Lately I’ve been thinking of an old chorus we used to sing 30 years ago in our church in Columbus, Ohio:
“Here I am, wholly available. As for me, I will serve the Lord.”
That was pretty much the entire song. But we sang it over and over, with great gusto.
The song got so much traction back then because it accurately expressed our hearts toward God. Back then most of us really were “wholly available.” Many of us were single or recently married. Either we had no kids, or else our kids could be easily transported from meeting to meeting in a basinet or stroller.
Our time commitments and financial encumbrances were few back then.
I remember the time our church had a guest Bible teacher come for two nights of meetings—on a Monday and Tuesday night. Everyone was there. We were hungry for God, and no one wanted to miss out on what was happening.
If your church today had a guest preacher on a Monday and Tuesday night, what percentage of the congregation would come?
Things have changed, it seems.
Our church in Columbus changed too, especially as we all got older. Eventually nearly all of us were married, and the financial commitments had grown considerably. We had 30-year mortgage payments to make, not to mention car payments and credit card debt. Soon we all had multiple kids, complete with even more financial responsibilities and all the normal activities of childhood.
Life was a lot more complicated and cluttered by then. And we quit singing the “wholly available” song, because it no longer reflected our current situation.

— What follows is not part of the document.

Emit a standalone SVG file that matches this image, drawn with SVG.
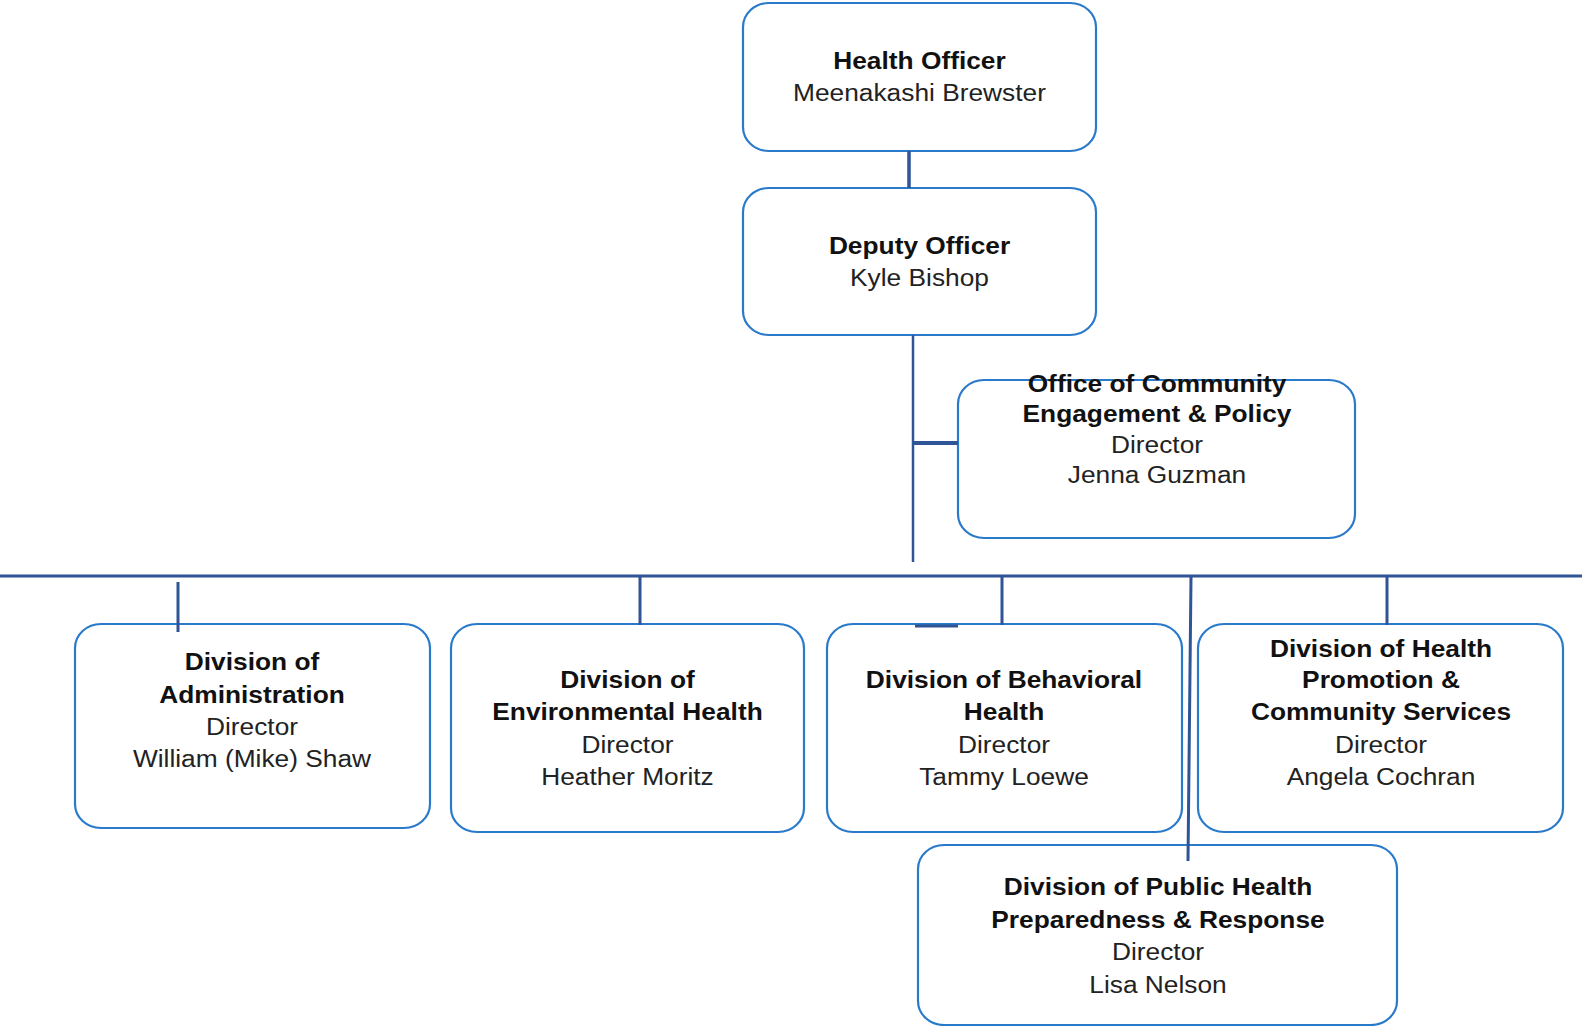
<svg xmlns="http://www.w3.org/2000/svg" width="1582" height="1026" viewBox="0 0 1582 1026">
  <style>
    .box { fill: #ffffff; stroke: #2a7acb; stroke-width: 2.2; }
    .link { stroke: #2f5597; fill: none; stroke-linecap: butt; }
    .t { font-family: "Liberation Sans", Arial, sans-serif; font-size: 23.5px; text-anchor: middle; }
    .b { font-weight: bold; fill: #111111; }
    .r { fill: #222222; }
  </style>
  <rect width="1582" height="1026" fill="#ffffff"/>

  <g id="health-officer">
    <rect class="box" x="743" y="3" width="353" height="148" rx="26" ry="24"/>
    <g class="t" transform="translate(919.5 0) scale(1.12 1)">
      <text class="b" x="0" y="69">Health Officer</text>
      <text class="r" x="0" y="101">Meenakashi Brewster</text>
    </g>
  </g>

  <g id="deputy-officer">
    <rect class="box" x="743" y="188" width="353" height="147" rx="26" ry="24"/>
    <g class="t" transform="translate(919.5 0) scale(1.12 1)">
      <text class="b" x="0" y="254">Deputy Officer</text>
      <text class="r" x="0" y="286">Kyle Bishop</text>
    </g>
  </g>

  <g id="community-engagement">
    <rect class="box" x="958" y="380" width="397" height="158" rx="26" ry="24"/>
    <g class="t" transform="translate(1157 0) scale(1.12 1)">
      <text class="b" x="0" y="392">Office of Community</text>
      <text class="b" x="0" y="422">Engagement &amp; Policy</text>
      <text class="r" x="0" y="453">Director</text>
      <text class="r" x="0" y="483">Jenna Guzman</text>
    </g>
  </g>

  <g id="administration">
    <rect class="box" x="75" y="624" width="355" height="204" rx="26" ry="24"/>
    <g class="t" transform="translate(252 0) scale(1.12 1)">
      <text class="b" x="0" y="670">Division of</text>
      <text class="b" x="0" y="703">Administration</text>
      <text class="r" x="0" y="735">Director</text>
      <text class="r" x="0" y="767">William (Mike) Shaw</text>
    </g>
  </g>

  <g id="environmental-health">
    <rect class="box" x="451" y="624" width="353" height="208" rx="26" ry="24"/>
    <g class="t" transform="translate(627.5 0) scale(1.12 1)">
      <text class="b" x="0" y="688">Division of</text>
      <text class="b" x="0" y="720">Environmental Health</text>
      <text class="r" x="0" y="753">Director</text>
      <text class="r" x="0" y="785">Heather Moritz</text>
    </g>
  </g>

  <g id="behavioral-health">
    <rect class="box" x="827" y="624" width="355" height="208" rx="26" ry="24"/>
    <g class="t" transform="translate(1004 0) scale(1.12 1)">
      <text class="b" x="0" y="688">Division of Behavioral</text>
      <text class="b" x="0" y="720">Health</text>
      <text class="r" x="0" y="753">Director</text>
      <text class="r" x="0" y="785">Tammy Loewe</text>
    </g>
  </g>

  <g id="health-promotion">
    <rect class="box" x="1198" y="624" width="365" height="208" rx="26" ry="24"/>
    <g class="t" transform="translate(1381 0) scale(1.12 1)">
      <text class="b" x="0" y="657">Division of Health</text>
      <text class="b" x="0" y="688">Promotion &amp;</text>
      <text class="b" x="0" y="720">Community Services</text>
      <text class="r" x="0" y="753">Director</text>
      <text class="r" x="0" y="785">Angela Cochran</text>
    </g>
  </g>

  <g id="preparedness-response">
    <rect class="box" x="918" y="845" width="479" height="180" rx="26" ry="24"/>
    <g class="t" transform="translate(1158 0) scale(1.12 1)">
      <text class="b" x="0" y="895">Division of Public Health</text>
      <text class="b" x="0" y="928">Preparedness &amp; Response</text>
      <text class="r" x="0" y="960">Director</text>
      <text class="r" x="0" y="993">Lisa Nelson</text>
    </g>
  </g>

  <!-- reporting lines, drawn over the box outlines -->
  <g id="connectors">
    <line class="link" x1="909" y1="151" x2="909" y2="188" stroke-width="3.5"/>
    <line class="link" x1="913" y1="335" x2="913" y2="562" stroke-width="2.5"/>
    <line class="link" x1="913" y1="443" x2="958" y2="443" stroke-width="4"/>
    <line class="link" x1="0" y1="576" x2="1582" y2="576" stroke-width="3" stroke="#3d5c9c"/>
    <line class="link" x1="178" y1="582" x2="178" y2="632" stroke-width="3"/>
    <line class="link" x1="640" y1="577" x2="640" y2="625" stroke-width="3"/>
    <line class="link" x1="1002" y1="577" x2="1002" y2="625" stroke-width="3"/>
    <line class="link" x1="915" y1="626" x2="958" y2="626" stroke-width="3"/>
    <line class="link" x1="1191" y1="577" x2="1188" y2="861" stroke-width="3"/>
    <line class="link" x1="1387" y1="577" x2="1387" y2="625" stroke-width="3"/>
  </g>
</svg>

A decade after the Bible teacher had preached to a packed house on Monday and Tuesday nights, we hosted an international preacher who had a highly acclaimed healing ministry. Overseas his crusades often drew crowds of 50,000 or more, and we were hopeful for a big crowd during this special midweek meeting.

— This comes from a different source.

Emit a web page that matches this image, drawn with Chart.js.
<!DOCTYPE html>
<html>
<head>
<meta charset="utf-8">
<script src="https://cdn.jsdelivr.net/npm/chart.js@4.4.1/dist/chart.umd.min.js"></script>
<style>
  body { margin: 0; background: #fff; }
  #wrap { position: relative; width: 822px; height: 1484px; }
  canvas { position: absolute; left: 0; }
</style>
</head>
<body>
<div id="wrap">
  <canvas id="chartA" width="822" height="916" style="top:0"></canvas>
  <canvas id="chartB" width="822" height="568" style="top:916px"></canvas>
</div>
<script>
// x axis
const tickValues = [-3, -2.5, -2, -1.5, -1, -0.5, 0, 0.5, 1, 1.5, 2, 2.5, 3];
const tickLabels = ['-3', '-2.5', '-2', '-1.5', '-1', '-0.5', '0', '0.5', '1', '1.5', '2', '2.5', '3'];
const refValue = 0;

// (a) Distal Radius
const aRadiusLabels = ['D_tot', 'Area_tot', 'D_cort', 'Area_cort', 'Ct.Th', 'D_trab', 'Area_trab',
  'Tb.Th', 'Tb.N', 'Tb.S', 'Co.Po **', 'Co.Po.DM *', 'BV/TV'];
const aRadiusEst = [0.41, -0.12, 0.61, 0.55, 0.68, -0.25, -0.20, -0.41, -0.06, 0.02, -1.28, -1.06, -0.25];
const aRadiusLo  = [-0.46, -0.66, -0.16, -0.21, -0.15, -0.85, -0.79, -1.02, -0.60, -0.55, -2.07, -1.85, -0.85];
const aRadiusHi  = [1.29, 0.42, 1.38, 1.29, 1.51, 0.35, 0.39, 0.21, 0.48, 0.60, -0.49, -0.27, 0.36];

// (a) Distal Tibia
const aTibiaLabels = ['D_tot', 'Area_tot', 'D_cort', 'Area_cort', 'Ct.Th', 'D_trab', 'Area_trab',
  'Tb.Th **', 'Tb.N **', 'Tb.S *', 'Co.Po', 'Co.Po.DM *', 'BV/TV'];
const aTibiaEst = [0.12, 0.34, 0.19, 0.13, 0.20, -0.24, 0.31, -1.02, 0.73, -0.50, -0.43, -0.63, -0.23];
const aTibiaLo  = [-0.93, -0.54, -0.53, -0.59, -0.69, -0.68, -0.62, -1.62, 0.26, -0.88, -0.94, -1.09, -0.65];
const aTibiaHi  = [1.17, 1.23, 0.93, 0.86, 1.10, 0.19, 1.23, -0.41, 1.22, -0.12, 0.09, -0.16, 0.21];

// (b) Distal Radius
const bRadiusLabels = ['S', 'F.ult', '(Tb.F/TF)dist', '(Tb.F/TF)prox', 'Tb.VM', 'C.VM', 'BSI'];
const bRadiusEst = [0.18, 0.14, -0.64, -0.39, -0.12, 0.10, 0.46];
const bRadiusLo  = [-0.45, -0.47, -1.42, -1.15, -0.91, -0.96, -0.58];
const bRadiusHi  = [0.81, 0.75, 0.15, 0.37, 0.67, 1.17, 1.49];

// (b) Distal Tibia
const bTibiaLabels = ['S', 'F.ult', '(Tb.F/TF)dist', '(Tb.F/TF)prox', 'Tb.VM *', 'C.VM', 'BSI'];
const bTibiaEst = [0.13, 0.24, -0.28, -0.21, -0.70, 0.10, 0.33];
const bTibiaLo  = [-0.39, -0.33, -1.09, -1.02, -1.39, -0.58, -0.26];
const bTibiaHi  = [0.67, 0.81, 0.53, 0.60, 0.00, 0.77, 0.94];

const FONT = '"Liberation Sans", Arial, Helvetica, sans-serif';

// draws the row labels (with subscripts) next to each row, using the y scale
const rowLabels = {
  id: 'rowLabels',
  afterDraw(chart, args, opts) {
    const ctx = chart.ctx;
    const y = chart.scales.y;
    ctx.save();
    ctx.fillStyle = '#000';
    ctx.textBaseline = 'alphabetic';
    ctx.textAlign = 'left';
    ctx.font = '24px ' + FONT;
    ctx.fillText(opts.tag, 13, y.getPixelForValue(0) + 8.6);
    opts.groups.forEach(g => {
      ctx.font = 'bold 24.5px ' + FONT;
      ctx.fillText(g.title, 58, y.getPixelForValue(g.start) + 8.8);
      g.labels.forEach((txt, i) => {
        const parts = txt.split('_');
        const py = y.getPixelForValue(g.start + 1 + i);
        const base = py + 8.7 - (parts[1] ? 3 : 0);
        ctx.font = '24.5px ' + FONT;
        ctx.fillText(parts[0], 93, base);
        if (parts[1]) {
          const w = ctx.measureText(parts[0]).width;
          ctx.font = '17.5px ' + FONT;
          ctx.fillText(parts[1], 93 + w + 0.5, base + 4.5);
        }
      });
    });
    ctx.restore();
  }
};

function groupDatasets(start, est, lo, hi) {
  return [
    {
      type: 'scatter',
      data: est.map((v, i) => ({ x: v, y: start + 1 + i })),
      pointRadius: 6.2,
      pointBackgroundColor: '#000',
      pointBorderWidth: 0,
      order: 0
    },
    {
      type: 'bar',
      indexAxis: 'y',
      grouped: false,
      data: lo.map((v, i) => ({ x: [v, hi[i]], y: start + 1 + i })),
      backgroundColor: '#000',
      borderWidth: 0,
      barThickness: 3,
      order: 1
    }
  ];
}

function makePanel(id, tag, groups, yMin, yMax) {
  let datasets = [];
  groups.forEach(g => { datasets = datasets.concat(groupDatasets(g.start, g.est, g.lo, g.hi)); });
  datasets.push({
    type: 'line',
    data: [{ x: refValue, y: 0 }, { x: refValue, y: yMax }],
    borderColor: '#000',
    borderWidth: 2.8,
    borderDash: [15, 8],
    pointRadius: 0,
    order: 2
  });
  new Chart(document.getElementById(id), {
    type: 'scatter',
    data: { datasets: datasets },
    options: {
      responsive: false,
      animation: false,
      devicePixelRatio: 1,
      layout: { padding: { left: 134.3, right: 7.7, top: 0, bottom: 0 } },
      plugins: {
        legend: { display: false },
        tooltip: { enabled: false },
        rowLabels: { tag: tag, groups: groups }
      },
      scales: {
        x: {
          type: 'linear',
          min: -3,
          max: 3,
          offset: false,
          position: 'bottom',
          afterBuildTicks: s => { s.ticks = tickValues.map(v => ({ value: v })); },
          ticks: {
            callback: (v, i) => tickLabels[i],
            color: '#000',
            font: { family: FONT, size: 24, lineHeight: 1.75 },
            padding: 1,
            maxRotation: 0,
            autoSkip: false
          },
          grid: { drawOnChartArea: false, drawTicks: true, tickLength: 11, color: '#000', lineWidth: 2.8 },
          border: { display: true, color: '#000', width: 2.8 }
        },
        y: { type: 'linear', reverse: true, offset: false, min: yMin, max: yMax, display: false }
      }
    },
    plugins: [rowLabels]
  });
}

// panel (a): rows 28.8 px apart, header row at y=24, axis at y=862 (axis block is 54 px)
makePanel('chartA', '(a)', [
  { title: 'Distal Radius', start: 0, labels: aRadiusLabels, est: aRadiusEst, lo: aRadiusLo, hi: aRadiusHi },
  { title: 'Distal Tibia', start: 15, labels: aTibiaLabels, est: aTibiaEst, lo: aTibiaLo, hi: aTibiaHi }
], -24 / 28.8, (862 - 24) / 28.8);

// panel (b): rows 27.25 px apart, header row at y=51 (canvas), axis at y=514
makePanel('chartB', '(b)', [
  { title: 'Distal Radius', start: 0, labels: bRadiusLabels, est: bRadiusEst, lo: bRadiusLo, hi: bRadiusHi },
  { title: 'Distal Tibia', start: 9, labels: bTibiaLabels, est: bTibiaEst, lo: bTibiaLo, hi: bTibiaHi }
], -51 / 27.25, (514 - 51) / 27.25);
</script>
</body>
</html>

However, people weren’t as available or as hungry as before. Only about 30 people showed up to hear this man of God who was used to preaching to thousands. The response was embarrassing, but it showed us that times had changes.
I’m now an empty-nest Baby Boomer, contemplating how to become wholly available to the Lord once again. Hope is rising in my heart, and I may even start singing that old chorus once again.